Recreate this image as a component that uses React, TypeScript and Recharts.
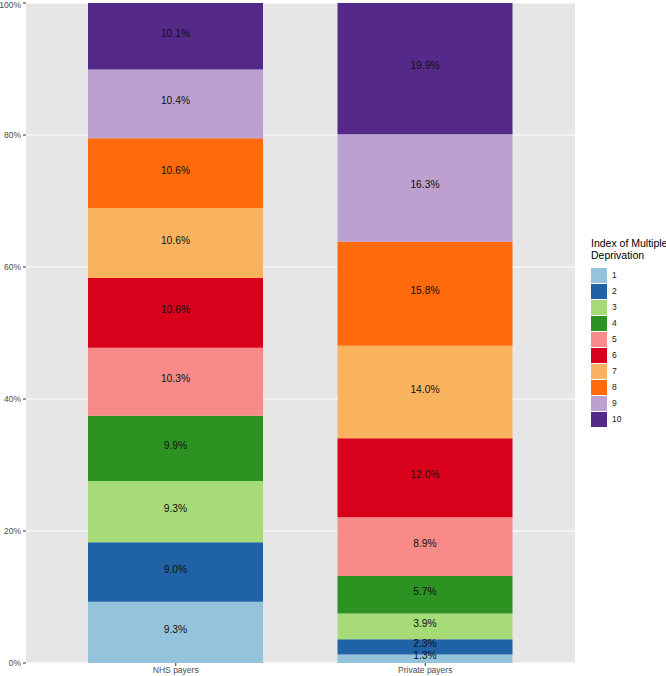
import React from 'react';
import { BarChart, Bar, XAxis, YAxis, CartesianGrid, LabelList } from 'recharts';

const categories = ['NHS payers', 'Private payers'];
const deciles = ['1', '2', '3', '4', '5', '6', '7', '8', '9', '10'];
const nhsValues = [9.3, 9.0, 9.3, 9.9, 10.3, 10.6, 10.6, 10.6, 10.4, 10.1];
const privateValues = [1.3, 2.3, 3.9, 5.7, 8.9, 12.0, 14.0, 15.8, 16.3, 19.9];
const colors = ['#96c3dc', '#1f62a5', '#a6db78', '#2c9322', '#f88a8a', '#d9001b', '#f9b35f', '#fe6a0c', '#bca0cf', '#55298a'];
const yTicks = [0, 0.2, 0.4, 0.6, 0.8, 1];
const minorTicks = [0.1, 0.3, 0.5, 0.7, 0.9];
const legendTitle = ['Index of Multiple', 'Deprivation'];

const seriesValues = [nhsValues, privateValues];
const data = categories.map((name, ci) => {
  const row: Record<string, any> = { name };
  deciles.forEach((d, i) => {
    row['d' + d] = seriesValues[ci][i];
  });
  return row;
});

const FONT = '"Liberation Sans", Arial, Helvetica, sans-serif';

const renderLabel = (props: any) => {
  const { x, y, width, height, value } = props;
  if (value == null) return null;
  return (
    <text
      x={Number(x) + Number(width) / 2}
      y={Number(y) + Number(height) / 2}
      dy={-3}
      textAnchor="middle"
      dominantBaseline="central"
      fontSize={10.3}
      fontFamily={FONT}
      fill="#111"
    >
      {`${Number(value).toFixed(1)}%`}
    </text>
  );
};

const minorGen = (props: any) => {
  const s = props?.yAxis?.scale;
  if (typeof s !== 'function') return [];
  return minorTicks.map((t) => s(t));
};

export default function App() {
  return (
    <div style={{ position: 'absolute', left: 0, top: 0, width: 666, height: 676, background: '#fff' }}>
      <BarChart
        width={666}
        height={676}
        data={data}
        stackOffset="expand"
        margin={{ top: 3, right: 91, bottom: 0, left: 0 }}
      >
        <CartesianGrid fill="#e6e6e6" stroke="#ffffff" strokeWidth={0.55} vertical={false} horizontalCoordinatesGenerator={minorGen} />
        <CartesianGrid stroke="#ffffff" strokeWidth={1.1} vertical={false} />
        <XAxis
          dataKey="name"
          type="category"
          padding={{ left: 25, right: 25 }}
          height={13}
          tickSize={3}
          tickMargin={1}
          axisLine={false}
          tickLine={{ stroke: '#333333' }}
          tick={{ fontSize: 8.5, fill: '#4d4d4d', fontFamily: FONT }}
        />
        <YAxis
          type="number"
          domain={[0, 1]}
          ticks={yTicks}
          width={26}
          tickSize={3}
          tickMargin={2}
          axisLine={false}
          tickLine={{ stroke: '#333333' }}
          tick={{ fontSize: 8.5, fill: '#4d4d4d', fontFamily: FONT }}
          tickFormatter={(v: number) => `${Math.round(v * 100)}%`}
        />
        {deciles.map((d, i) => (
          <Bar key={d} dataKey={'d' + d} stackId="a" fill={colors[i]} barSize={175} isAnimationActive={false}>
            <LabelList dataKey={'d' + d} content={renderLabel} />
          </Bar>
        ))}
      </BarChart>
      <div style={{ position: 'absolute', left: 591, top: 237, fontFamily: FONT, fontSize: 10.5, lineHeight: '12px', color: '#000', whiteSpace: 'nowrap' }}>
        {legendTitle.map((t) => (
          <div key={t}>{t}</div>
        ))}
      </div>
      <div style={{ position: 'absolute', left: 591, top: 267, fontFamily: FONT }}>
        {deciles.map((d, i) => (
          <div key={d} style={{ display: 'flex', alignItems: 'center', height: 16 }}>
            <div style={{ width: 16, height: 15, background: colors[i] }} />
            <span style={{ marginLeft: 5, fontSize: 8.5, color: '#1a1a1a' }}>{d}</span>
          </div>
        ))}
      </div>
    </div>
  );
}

· · · ·

DIRECTIVE:
Leave out the pictures and reproduce the rest of the listing exactly.

EXPECTED ANSWER:
Recreate this image as a component that uses React, TypeScript and Recharts.
import React from 'react';
import { BarChart, Bar, XAxis, YAxis, CartesianGrid, LabelList } from 'recharts';

const categories = ['NHS payers', 'Private payers'];
const deciles = ['1', '2', '3', '4', '5', '6', '7', '8', '9', '10'];
const nhsValues = [9.3, 9.0, 9.3, 9.9, 10.3, 10.6, 10.6, 10.6, 10.4, 10.1];
const privateValues = [1.3, 2.3, 3.9, 5.7, 8.9, 12.0, 14.0, 15.8, 16.3, 19.9];
const colors = ['#96c3dc', '#1f62a5', '#a6db78', '#2c9322', '#f88a8a', '#d9001b', '#f9b35f', '#fe6a0c', '#bca0cf', '#55298a'];
const yTicks = [0, 0.2, 0.4, 0.6, 0.8, 1];
const minorTicks = [0.1, 0.3, 0.5, 0.7, 0.9];
const legendTitle = ['Index of Multiple', 'Deprivation'];

const seriesValues = [nhsValues, privateValues];
const data = categories.map((name, ci) => {
  const row: Record<string, any> = { name };
  deciles.forEach((d, i) => {
    row['d' + d] = seriesValues[ci][i];
  });
  return row;
});

const FONT = '"Liberation Sans", Arial, Helvetica, sans-serif';

const renderLabel = (props: any) => {
  const { x, y, width, height, value } = props;
  if (value == null) return null;
  return (
    <text
      x={Number(x) + Number(width) / 2}
      y={Number(y) + Number(height) / 2}
      dy={-3}
      textAnchor="middle"
      dominantBaseline="central"
      fontSize={10.3}
      fontFamily={FONT}
      fill="#111"
    >
      {`${Number(value).toFixed(1)}%`}
    </text>
  );
};

const minorGen = (props: any) => {
  const s = props?.yAxis?.scale;
  if (typeof s !== 'function') return [];
  return minorTicks.map((t) => s(t));
};

export default function App() {
  return (
    <div style={{ position: 'absolute', left: 0, top: 0, width: 666, height: 676, background: '#fff' }}>
      <BarChart
        width={666}
        height={676}
        data={data}
        stackOffset="expand"
        margin={{ top: 3, right: 91, bottom: 0, left: 0 }}
      >
        <CartesianGrid fill="#e6e6e6" stroke="#ffffff" strokeWidth={0.55} vertical={false} horizontalCoordinatesGenerator={minorGen} />
        <CartesianGrid stroke="#ffffff" strokeWidth={1.1} vertical={false} />
        <XAxis
          dataKey="name"
          type="category"
          padding={{ left: 25, right: 25 }}
          height={13}
          tickSize={3}
          tickMargin={1}
          axisLine={false}
          tickLine={{ stroke: '#333333' }}
          tick={{ fontSize: 8.5, fill: '#4d4d4d', fontFamily: FONT }}
        />
        <YAxis
          type="number"
          domain={[0, 1]}
          ticks={yTicks}
          width={26}
          tickSize={3}
          tickMargin={2}
          axisLine={false}
          tickLine={{ stroke: '#333333' }}
          tick={{ fontSize: 8.5, fill: '#4d4d4d', fontFamily: FONT }}
          tickFormatter={(v: number) => `${Math.round(v * 100)}%`}
        />
        {deciles.map((d, i) => (
          <Bar key={d} dataKey={'d' + d} stackId="a" fill={colors[i]} barSize={175} isAnimationActive={false}>
            <LabelList dataKey={'d' + d} content={renderLabel} />
          </Bar>
        ))}
      </BarChart>
      <div style={{ position: 'absolute', left: 591, top: 237, fontFamily: FONT, fontSize: 10.5, lineHeight: '12px', color: '#000', whiteSpace: 'nowrap' }}>
        {legendTitle.map((t) => (
          <div key={t}>{t}</div>
        ))}
      </div>
      <div style={{ position: 'absolute', left: 591, top: 267, fontFamily: FONT }}>
        {deciles.map((d, i) => (
          <div key={d} style={{ display: 'flex', alignItems: 'center', height: 16 }}>
            <div style={{ width: 16, height: 15, background: colors[i] }} />
            <span style={{ marginLeft: 5, fontSize: 8.5, color: '#1a1a1a' }}>{d}</span>
          </div>
        ))}
      </div>
    </div>
  );
}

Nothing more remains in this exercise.